Google is elegantly shifting the burden of global disaster prevention onto the shoulders of the vulnerable—or more specifically, onto national weather services. Researchers Grey Napartti and Deborah Cohen have announced the release of Google’s hydrological stack on GitHub. What was previously the proprietary Flood Hub service has been transformed into a public PyTorch-based Python package. To those accustomed to the corporate "Software as a Service" model, this looks like an act of unprecedented corporate altruism; in reality, it is a strategic hand-off of critical public infrastructure to local authorities.
Local Data vs. Global Architecture
Instead of maintaining a "black box" proprietary system, Google is offering nations sovereignty in exchange for their own labor in fine-tuning the models. National Meteorological and Hydrological Services (NMHS) can now take Google’s architecture and "stretch" it over the specific nuances of their own river basins. The perennial problem with global models has been a loss of local precision—an AI from Mountain View might miss the idiosyncrasies of a specific tributary in the Czech Republic.
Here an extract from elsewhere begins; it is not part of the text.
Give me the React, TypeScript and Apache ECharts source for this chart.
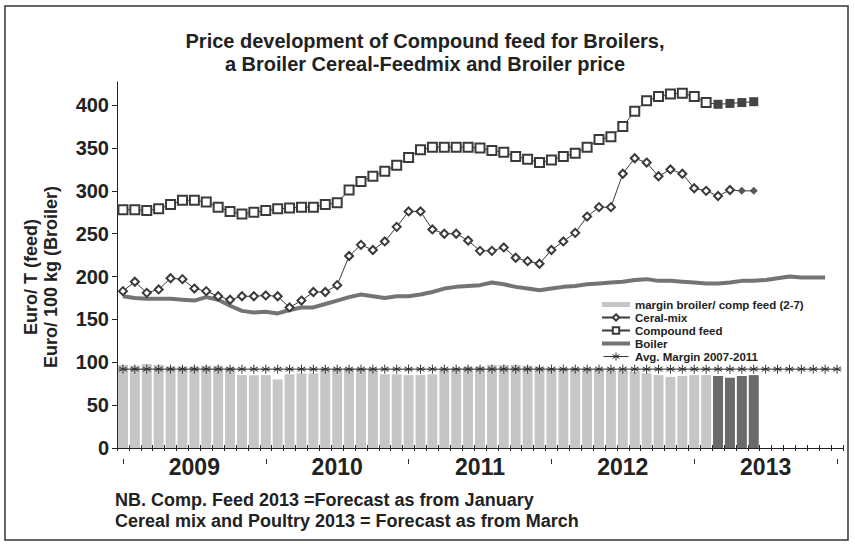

Now, agencies can feed their data into the Caravan dataset, creating local digital twins of watersheds without sharing sensitive information with the tech giant.
The release of our model architecture and training pipeline represents a fundamental shift in global flood preparedness. We are giving national services full control over their data, allowing local experts to sharpen forecasts using specialized datasets.
Technically, the architecture relies on Long Short-Term Memory (LSTM) networks that process topography and vegetation cover alongside meteorological forecasts for precipitation and temperature. Google claims the barrier to entry is intentionally low: training these models is simpler than maintaining the cumbersome, legacy hydrological systems that have drained weather service budgets for decades.
The Economics of Predictive Reliability
For the insurance sector and public administration, decentralization is a matter of increasing "lead time." Google has already piloted this scheme with the Czech Hydrometeorological Institute (CHMI), proving that the AI system digests heterogeneous data from local sensors faster and more accurately than staff analysts. This establishes a new safety standard where AI is viewed not as a high-tech toy, but as a basic state utility.
We are witnessing the death of the "AI-as-a-Service" model in the realm of global safety. Google no longer wants to be the sole arbiter of truth; instead, it is establishing its technological standard as the universal language of hydrology. In this new reality, the corporation provides the "grammar"—the code and architecture—while the state provides the "context"—the local data and operational oversight. For business, this signifies a transition toward more accurate, cost-effective risk assessment tools that are no longer tethered to the whims or subscriptions of a single vendor.